Am I bad in math because I couldn't solve the problem using the prescribed method? Obviously not, because I can solve it so much faster using another method of doing it. Similarly, for someone who is so good at using the model method, does it mean that he is good in maths? I've seen many students who had very good scores in primary school maths (obviously they must know a great deal about the model method) but failing miserably when the model is no longer used in secondary school. Does it mean that they are no longer good in maths?

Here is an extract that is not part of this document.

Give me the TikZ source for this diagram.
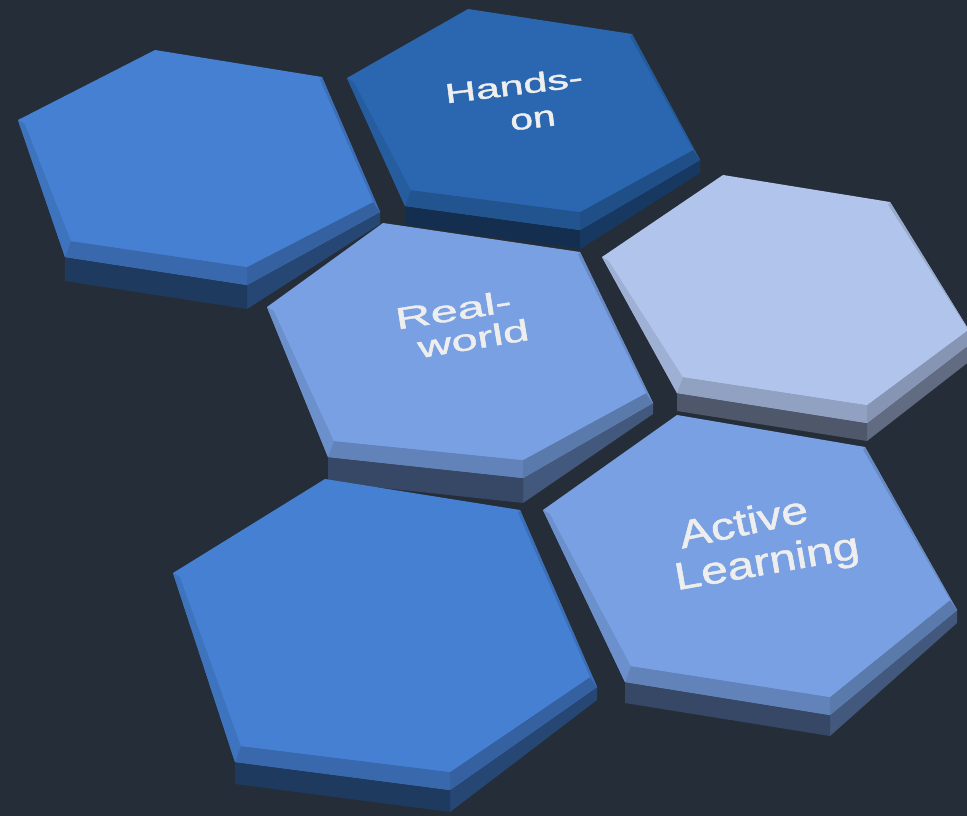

On reflecting, a few thoughts came to mind:
1. Don't be judgemental. Perhaps a person's potential is not shown because the the right method to bring out his best is not there yet. Also don't be judgemental on your own abilities. Just because you can't do it now doesn't mean that you are bad in it. Perhaps you haven't found the way that best suits you.
2. Don't be too proud of your success. Perhaps you just happened to hit on something that just comes naturally to you. When the full extent of the problem is shown to you in the future, you might not be able to transfer whatever worked for you in the past to the future. At best, it's just domain-specific success; once you're out of that specific domain, you're not longer that good.
3. Be open minded and try out new ways to do things. Don't be stuck in ways that worked for you in the past.
We tend to diss things that we're not good at, and praise the system that had been working so good for us. In this case, I can always complain why can't primary school use algebra to solve math problem - it'll be so much simpler (for me). Or I can start teaching primary school kids algebra, because that's the way to solve such problems (for me).
Or if I'm superb at the model method and is very good at primary school math, when I enter secondary school and I suck at algebra, I'll start using modelling model and diss the teacher for teaching me algebra. Why learn something so complicated (for me) when I can draw models and get the answer anyway?
Ultimately, I think that whoever is good in maths isn't necessary someone who is good in maths right now at this moment or worse, in the past. He is someone who exhibits the ability to be good in maths in the future. In the future, there's so many problems and challenges that are thrown at you from all sorts of angles that you have no way to succeed without being non-judgemental (so that you don't give up when you encounter new things), humble (so that great teachers can appear and can teach you) and being open-minded (so that you can use new ways to solve old problems).
That, is why you learn maths. That, is what you tell students when they ask you why they need to learn how to integrate and solve trigonometry problems when in real life they don't even use it. That, is the reason for learning anything at all, really. Because when the subject matter has long been forgotten, the way you approach life's multitudes of problems and the way you tackle them will always be the same as the way you handle your humble maths problems.
(For those who tried the question and wants to know the answer, it's 240. At least that's what I got.)